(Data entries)
[Begin]

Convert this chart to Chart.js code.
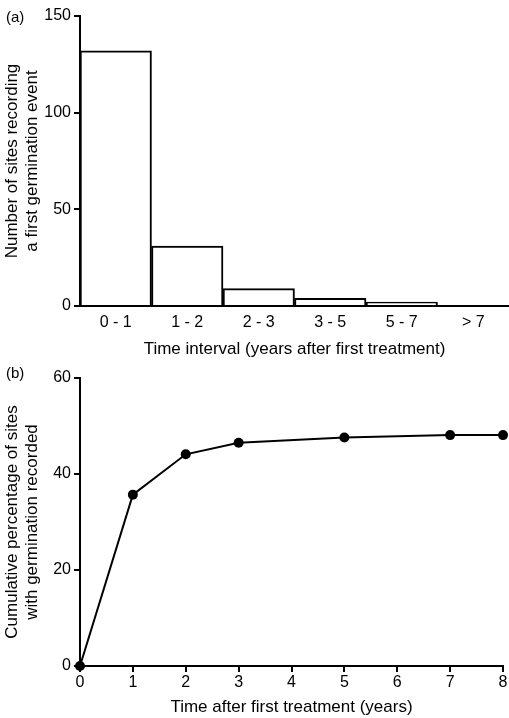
<!DOCTYPE html>
<html>
<head>
<meta charset="utf-8">
<script src="https://cdn.jsdelivr.net/npm/chart.js@4.4.1/dist/chart.umd.min.js"></script>
<style>
  body { margin: 0; background: #fff; font-family: "Liberation Sans", Arial, sans-serif; }
  #wrap { position: relative; width: 509px; height: 718px; }
  canvas { position: absolute; left: 0; }
  .panel { position: absolute; left: 6px; font-size: 15px; color: #000; }
</style>
</head>
<body>
<div id="wrap">
  <canvas id="histChart" width="509" height="360" style="top:0"></canvas>
  <canvas id="cumChart" width="509" height="358" style="top:360px"></canvas>
  <div class="panel" style="top:8px">(a)</div>
  <div class="panel" style="top:364px">(b)</div>
</div>
<script>
"use strict";

// (a) antal lokaler per tidsintervall
const intervals = ['0 - 1', '1 - 2', '2 - 3', '3 - 5', '5 - 7', '> 7'];
const siteCounts = [132, 31, 9, 4, 2, 0];
const yTicksA = [0, 50, 100, 150];

// (b) kumulativ andel
const years = [0, 1, 2, 3, 5, 7, 8];
const cumPercent = [0, 35.7, 44.1, 46.5, 47.6, 48.1, 48.1];
const xTicksB = [0, 1, 2, 3, 4, 5, 6, 7, 8];
const yTicksB = [0, 20, 40, 60];

Chart.defaults.font.family = '"Liberation Sans", Arial, sans-serif';
Chart.defaults.color = '#000';

const black = '#000';
const tickMarks = { display: true, drawOnChartArea: false, drawTicks: true, tickLength: 6, color: black, lineWidth: 2 };
const axisLine = { display: true, color: black, width: 2 };

//Diagram 1
new Chart(document.getElementById('histChart'), {
  type: 'bar',
  data: {
    labels: intervals,
    datasets: [{
      data: siteCounts,
      backgroundColor: '#fff',
      borderColor: black,
      borderWidth: 2,
      barPercentage: 1,
      categoryPercentage: 1
    }]
  },
  options: {
    responsive: false,
    animation: false,
    layout: { padding: { top: 16, right: 0, left: 0, bottom: 0 } },
    plugins: { legend: { display: false }, tooltip: { enabled: false } },
    scales: {
      x: {
        grid: { display: false },
        border: axisLine,
        ticks: { font: { size: 16 }, padding: -1, maxRotation: 0 },
        title: { display: true, text: 'Time interval (years after first treatment)', font: { size: 17 }, padding: 0 },
        afterFit: s => { s.height = 54; }
      },
      y: {
        min: 0, max: 150,
        grid: tickMarks,
        border: axisLine,
        ticks: { font: { size: 16 }, padding: 3 },
        afterBuildTicks: s => { s.ticks = yTicksA.map(v => ({ value: v })); },
        title: { display: true, text: ['Number of sites recording', 'a first germination event'], font: { size: 17 }, padding: { top: 2, bottom: 0 } },
        afterFit: s => { s.width = 80; }
      }
    }
  }
});

//Diagram 2
new Chart(document.getElementById('cumChart'), {
  type: 'line',
  data: {
    datasets: [{
      data: years.map((x, i) => ({ x: x, y: cumPercent[i] })),
      borderColor: black,
      borderWidth: 2,
      backgroundColor: black,
      pointRadius: 5,
      pointBackgroundColor: black,
      pointBorderWidth: 0,
      tension: 0,
      clip: false
    }]
  },
  options: {
    responsive: false,
    animation: false,
    layout: { padding: { top: 18, right: 6, left: 0, bottom: 0 } },
    plugins: { legend: { display: false }, tooltip: { enabled: false } },
    scales: {
      x: {
        type: 'linear', min: 0, max: 8,
        grid: tickMarks,
        border: axisLine,
        ticks: { font: { size: 16 }, padding: 1 },
        afterBuildTicks: s => { s.ticks = xTicksB.map(v => ({ value: v })); },
        title: { display: true, text: 'Time after first treatment (years)', font: { size: 17 }, padding: 0 },
        afterFit: s => { s.height = 52; }
      },
      y: {
        min: 0, max: 60,
        grid: tickMarks,
        border: axisLine,
        ticks: { font: { size: 16 }, padding: 3 },
        afterBuildTicks: s => { s.ticks = yTicksB.map(v => ({ value: v })); },
        title: { display: true, text: ['Cumulative percentage of sites', 'with germination recorded'], font: { size: 17 }, padding: { top: 2, bottom: 0 } },
        afterFit: s => { s.width = 80; }
      }
    }
  }
});
</script>
</body>
</html>
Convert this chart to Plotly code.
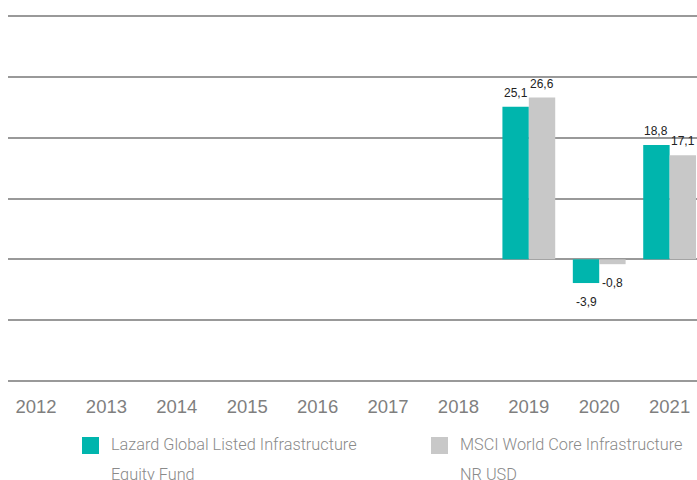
import plotly.graph_objects as go

years = ["2012", "2013", "2014", "2015", "2016", "2017", "2018", "2019", "2020", "2021"]
lazard = [None, None, None, None, None, None, None, 25.1, -3.9, 18.8]
msci = [None, None, None, None, None, None, None, 26.6, -0.8, 17.1]
series_names = ["Lazard Global Listed Infrastructure Equity Fund", "MSCI World Core Infrastructure NR USD"]
legend_lines = [["Lazard Global Listed Infrastructure", "Equity Fund"],
                ["MSCI World Core Infrastructure", "NR USD"]]
colors = ["#00b5ad", "#c8c8c8"]

W, H = 697, 480
ML, MR, MT, MB = 8, 0, 13, 96
PW, PH = W - ML - MR, H - MT - MB
YR = [-20.5, 40.5]
XR = [-0.398, -0.398 + PW / 70.4]
px_per_cat = PW / (XR[1] - XR[0])
bargap = 0.25
half = px_per_cat * (1 - bargap) / 4


def fmt(v):
    return f"{v:.1f}".replace(".", ",")


fig = go.Figure()
for name, vals, c in zip(series_names, [lazard, msci], colors):
    fig.add_trace(go.Bar(x=years, y=vals, name=name, marker=dict(color=c, line=dict(width=0))))

annotations = []
for k, vals in enumerate([lazard, msci]):
    for i, v in enumerate(vals):
        if v is None:
            continue
        annotations.append(dict(
            x=i, y=v, xref="x", yref="y", text=fmt(v), showarrow=False,
            xshift=(-half if k == 0 else half),
            yanchor="bottom" if v >= 0 else "top",
            yshift=5 if v >= 0 else -10,
            font=dict(family="Liberation Sans, Arial", size=12, color="#222222"),
        ))


def px_x(p):
    return (p - ML) / PW


def px_y(p):
    return (MT + PH - p) / PH


shapes = []
sq_x = [82, 431]
for i, (lines, c) in enumerate(zip(legend_lines, colors)):
    x0 = sq_x[i]
    shapes.append(dict(type="rect", xref="paper", yref="paper",
                       x0=px_x(x0), x1=px_x(x0 + 17), y0=px_y(454), y1=px_y(437),
                       fillcolor=c, line=dict(width=0)))
    for j, ln in enumerate(lines):
        annotations.append(dict(
            x=px_x(x0 + 27), y=px_y(444.5 + 30.4 * j), xref="paper", yref="paper",
            xanchor="left", yanchor="middle", text=ln, showarrow=False,
            font=dict(family="Roboto", size=16.3, color="#8a8a8a", weight=300),
        ))

fig.update_layout(
    width=W, height=H,
    margin=dict(l=ML, r=MR, t=MT, b=MB, pad=0),
    paper_bgcolor="white", plot_bgcolor="white",
    barmode="group", bargap=bargap, bargroupgap=0,
    showlegend=False,
    annotations=annotations, shapes=shapes,
    xaxis=dict(type="category", range=XR, showgrid=False, showline=False, zeroline=False,
               ticks="", ticklabelstandoff=9,
               tickfont=dict(family="Liberation Sans, Arial", size=18.5, color="#7f7f7f")),
    yaxis=dict(range=YR, dtick=10, tick0=0, showticklabels=False, showgrid=True,
               gridcolor="#999999", gridwidth=2, zeroline=True, zerolinecolor="#999999",
               zerolinewidth=2, showline=False, ticks=""),
)

fig.write_html("out.html", config={"displayModeBar": False},
               post_script="document.body.style.margin='0';document.body.style.overflow='hidden';")
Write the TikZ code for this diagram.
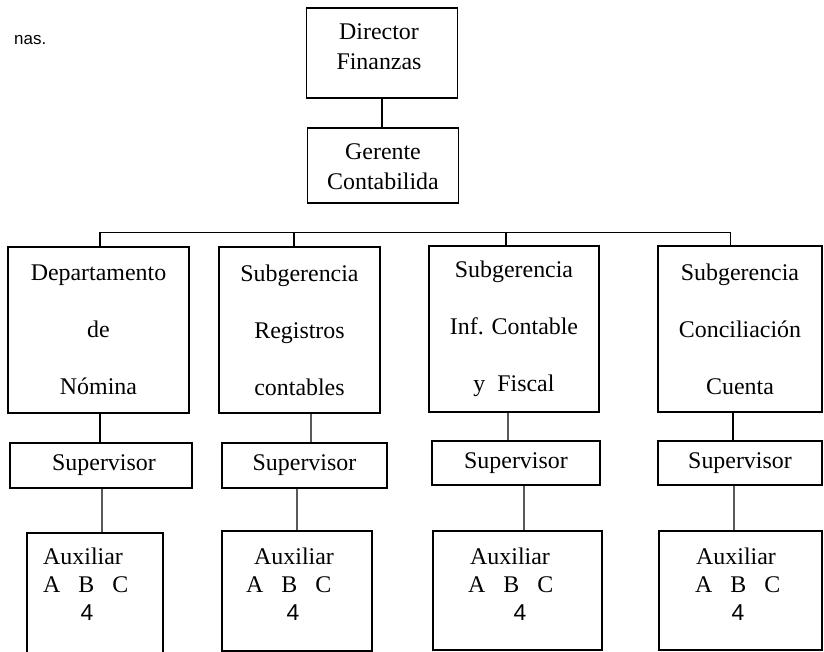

[End]

▶ Problem requirements
Above are some entries; copy exactly the lines from the line with "Convert this chart to Plotly code." through the line with "return (MT + PH - p) / PH", both included, but none of the pictures.

▶ The completed task
Convert this chart to Plotly code.
import plotly.graph_objects as go

years = ["2012", "2013", "2014", "2015", "2016", "2017", "2018", "2019", "2020", "2021"]
lazard = [None, None, None, None, None, None, None, 25.1, -3.9, 18.8]
msci = [None, None, None, None, None, None, None, 26.6, -0.8, 17.1]
series_names = ["Lazard Global Listed Infrastructure Equity Fund", "MSCI World Core Infrastructure NR USD"]
legend_lines = [["Lazard Global Listed Infrastructure", "Equity Fund"],
                ["MSCI World Core Infrastructure", "NR USD"]]
colors = ["#00b5ad", "#c8c8c8"]

W, H = 697, 480
ML, MR, MT, MB = 8, 0, 13, 96
PW, PH = W - ML - MR, H - MT - MB
YR = [-20.5, 40.5]
XR = [-0.398, -0.398 + PW / 70.4]
px_per_cat = PW / (XR[1] - XR[0])
bargap = 0.25
half = px_per_cat * (1 - bargap) / 4


def fmt(v):
    return f"{v:.1f}".replace(".", ",")


fig = go.Figure()
for name, vals, c in zip(series_names, [lazard, msci], colors):
    fig.add_trace(go.Bar(x=years, y=vals, name=name, marker=dict(color=c, line=dict(width=0))))

annotations = []
for k, vals in enumerate([lazard, msci]):
    for i, v in enumerate(vals):
        if v is None:
            continue
        annotations.append(dict(
            x=i, y=v, xref="x", yref="y", text=fmt(v), showarrow=False,
            xshift=(-half if k == 0 else half),
            yanchor="bottom" if v >= 0 else "top",
            yshift=5 if v >= 0 else -10,
            font=dict(family="Liberation Sans, Arial", size=12, color="#222222"),
        ))


def px_x(p):
    return (p - ML) / PW


def px_y(p):
    return (MT + PH - p) / PH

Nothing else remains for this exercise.